Pull every line with the word "this" out of the entries below.

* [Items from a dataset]
──────────
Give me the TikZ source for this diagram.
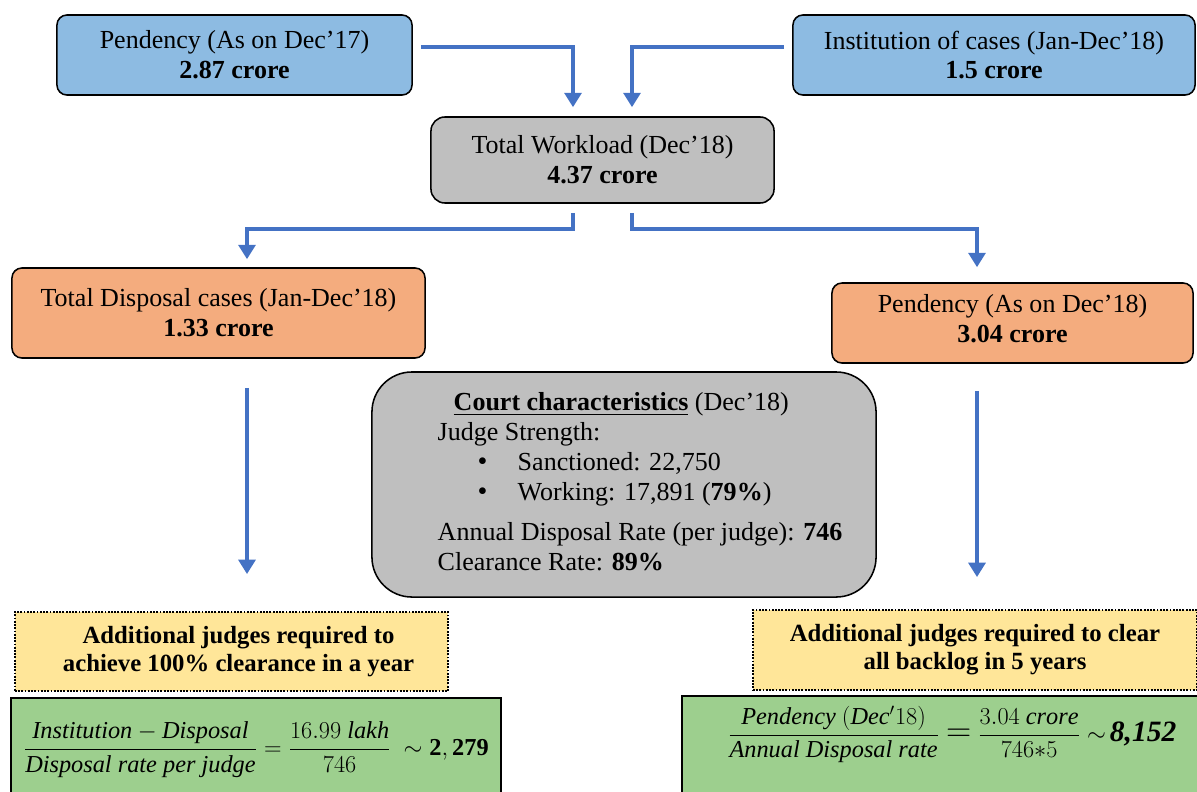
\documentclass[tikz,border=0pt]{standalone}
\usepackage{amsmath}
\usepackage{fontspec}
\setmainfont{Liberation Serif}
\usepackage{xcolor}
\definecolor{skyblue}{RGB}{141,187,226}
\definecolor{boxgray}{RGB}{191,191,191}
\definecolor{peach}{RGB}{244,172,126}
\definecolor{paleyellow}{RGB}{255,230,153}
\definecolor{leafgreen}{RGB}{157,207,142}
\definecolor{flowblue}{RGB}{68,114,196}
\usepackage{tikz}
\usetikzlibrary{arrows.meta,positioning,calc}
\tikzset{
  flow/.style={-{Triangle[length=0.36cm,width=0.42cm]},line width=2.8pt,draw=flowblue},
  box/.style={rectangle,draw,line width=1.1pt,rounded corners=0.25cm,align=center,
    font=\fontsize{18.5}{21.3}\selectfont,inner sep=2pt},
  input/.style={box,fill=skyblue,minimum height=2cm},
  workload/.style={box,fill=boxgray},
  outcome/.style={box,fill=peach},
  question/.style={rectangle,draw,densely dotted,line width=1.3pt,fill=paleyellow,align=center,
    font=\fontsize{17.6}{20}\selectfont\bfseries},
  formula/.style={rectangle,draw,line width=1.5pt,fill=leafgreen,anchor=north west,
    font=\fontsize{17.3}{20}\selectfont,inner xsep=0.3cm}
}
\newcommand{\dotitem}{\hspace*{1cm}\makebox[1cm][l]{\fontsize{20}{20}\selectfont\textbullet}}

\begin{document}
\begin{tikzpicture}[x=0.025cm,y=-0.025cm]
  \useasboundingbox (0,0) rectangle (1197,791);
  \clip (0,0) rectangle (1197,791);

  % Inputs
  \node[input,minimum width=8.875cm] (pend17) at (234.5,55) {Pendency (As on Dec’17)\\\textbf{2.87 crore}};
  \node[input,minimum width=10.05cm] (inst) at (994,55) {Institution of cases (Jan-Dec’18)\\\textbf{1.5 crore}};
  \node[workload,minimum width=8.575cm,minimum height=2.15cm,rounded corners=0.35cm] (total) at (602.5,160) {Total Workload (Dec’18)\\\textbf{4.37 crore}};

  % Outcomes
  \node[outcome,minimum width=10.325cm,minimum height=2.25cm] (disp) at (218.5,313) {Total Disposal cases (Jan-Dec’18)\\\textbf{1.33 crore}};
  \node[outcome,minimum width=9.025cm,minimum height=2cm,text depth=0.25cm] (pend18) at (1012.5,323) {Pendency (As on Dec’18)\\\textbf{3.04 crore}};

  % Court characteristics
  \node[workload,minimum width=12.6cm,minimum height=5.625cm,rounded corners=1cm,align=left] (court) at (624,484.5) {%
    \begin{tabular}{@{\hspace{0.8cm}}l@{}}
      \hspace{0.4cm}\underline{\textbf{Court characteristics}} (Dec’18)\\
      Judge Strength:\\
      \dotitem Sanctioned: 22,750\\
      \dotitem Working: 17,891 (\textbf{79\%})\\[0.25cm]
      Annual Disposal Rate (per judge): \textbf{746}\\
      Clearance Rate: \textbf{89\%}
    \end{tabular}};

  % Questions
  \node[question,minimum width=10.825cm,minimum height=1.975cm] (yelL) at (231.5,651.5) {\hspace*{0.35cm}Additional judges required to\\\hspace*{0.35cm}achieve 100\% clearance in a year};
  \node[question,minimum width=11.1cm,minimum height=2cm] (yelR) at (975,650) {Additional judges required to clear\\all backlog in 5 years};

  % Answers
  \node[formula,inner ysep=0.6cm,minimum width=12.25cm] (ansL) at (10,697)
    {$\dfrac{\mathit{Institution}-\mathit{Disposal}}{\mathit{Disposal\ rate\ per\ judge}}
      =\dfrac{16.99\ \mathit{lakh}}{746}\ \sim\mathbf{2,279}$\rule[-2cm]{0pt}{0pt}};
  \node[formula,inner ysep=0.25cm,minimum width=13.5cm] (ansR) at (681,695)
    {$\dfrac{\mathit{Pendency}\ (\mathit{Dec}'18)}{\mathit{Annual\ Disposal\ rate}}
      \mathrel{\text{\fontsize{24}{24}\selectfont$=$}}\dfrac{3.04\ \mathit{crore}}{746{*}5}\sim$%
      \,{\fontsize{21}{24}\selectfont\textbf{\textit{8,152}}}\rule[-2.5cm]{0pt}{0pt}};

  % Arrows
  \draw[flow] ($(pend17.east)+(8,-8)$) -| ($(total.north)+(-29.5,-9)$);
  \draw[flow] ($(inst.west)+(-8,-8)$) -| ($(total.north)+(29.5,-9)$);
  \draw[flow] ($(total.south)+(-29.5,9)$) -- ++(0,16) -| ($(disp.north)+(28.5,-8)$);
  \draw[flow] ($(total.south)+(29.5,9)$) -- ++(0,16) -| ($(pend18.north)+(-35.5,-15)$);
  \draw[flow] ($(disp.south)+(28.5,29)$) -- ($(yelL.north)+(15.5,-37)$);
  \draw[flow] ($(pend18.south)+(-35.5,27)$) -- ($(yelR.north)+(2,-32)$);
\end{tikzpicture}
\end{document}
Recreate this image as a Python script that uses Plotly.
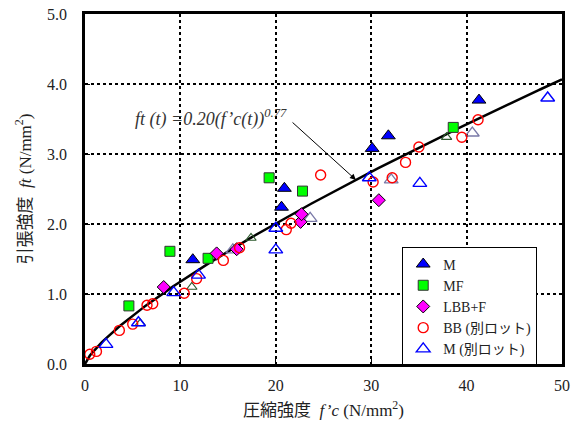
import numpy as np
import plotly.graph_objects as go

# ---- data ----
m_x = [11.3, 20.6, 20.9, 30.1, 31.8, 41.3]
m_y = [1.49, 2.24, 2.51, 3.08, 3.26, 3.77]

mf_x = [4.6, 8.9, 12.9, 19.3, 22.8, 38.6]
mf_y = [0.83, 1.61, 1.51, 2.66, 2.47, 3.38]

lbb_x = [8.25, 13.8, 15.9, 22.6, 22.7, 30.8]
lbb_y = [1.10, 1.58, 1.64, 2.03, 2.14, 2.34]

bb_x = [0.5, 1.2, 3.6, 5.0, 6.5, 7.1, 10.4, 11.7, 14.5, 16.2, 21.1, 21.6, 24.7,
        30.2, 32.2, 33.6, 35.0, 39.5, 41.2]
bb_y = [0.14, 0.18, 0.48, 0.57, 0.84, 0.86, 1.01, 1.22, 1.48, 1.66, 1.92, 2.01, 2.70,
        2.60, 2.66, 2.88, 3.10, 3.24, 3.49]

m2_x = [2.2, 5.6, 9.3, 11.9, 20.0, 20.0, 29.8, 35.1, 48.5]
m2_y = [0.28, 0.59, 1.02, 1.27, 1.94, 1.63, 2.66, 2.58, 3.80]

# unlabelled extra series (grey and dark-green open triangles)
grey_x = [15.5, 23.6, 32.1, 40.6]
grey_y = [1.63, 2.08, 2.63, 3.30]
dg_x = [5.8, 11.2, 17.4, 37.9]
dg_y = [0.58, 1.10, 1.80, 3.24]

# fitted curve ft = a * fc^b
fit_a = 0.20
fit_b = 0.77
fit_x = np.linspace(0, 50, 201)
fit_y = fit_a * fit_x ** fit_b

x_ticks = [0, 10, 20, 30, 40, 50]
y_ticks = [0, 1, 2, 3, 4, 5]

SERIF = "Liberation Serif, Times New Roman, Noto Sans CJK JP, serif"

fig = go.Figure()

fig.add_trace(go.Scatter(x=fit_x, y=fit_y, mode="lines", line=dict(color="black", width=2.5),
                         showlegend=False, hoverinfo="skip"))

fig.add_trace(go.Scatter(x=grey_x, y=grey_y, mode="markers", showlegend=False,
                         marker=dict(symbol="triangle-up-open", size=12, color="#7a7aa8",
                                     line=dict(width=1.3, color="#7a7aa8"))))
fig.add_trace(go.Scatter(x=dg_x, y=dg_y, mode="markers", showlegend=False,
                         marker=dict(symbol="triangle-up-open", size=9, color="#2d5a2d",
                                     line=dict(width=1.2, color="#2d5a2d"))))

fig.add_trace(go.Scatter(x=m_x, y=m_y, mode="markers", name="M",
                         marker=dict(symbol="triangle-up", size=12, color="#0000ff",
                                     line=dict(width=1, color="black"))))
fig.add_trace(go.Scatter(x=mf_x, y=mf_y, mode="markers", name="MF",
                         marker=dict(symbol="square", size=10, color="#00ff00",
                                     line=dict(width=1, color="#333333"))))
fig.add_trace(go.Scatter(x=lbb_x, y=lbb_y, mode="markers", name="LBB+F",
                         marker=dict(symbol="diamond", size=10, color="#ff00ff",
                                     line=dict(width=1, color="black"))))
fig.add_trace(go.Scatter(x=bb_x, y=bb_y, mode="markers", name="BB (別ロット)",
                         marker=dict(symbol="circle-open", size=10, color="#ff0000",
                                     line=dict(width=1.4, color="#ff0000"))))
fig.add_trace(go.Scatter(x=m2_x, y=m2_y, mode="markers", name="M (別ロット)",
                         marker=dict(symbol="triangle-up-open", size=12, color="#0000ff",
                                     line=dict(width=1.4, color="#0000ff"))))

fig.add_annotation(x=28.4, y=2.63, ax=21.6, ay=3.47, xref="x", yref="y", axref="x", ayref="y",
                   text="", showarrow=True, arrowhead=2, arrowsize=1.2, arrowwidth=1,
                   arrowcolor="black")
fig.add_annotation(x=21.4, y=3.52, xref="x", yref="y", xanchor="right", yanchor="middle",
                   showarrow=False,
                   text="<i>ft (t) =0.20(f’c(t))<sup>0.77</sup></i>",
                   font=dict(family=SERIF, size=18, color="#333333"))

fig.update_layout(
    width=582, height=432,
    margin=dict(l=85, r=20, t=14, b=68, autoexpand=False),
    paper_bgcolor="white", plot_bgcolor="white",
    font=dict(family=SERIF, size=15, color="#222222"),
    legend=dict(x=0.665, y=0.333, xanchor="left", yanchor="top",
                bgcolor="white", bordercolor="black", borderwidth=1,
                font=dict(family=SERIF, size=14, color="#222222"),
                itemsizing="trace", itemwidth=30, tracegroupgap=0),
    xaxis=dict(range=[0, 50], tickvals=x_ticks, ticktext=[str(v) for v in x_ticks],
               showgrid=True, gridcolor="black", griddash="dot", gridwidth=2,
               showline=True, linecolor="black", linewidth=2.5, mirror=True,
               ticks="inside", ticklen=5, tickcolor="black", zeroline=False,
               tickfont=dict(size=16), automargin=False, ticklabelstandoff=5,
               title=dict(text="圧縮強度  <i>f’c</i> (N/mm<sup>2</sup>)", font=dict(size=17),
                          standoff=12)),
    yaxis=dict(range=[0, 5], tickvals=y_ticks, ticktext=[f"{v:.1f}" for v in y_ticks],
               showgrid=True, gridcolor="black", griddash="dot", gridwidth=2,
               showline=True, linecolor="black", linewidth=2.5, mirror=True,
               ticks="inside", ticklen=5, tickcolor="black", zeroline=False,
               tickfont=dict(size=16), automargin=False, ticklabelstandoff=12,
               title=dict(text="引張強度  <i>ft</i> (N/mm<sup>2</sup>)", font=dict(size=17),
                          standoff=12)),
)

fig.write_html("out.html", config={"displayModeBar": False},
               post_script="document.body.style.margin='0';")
──────────
* [Exercise answer]
Give me the TikZ source for this diagram.
Recreate this image as a Python script that uses Plotly.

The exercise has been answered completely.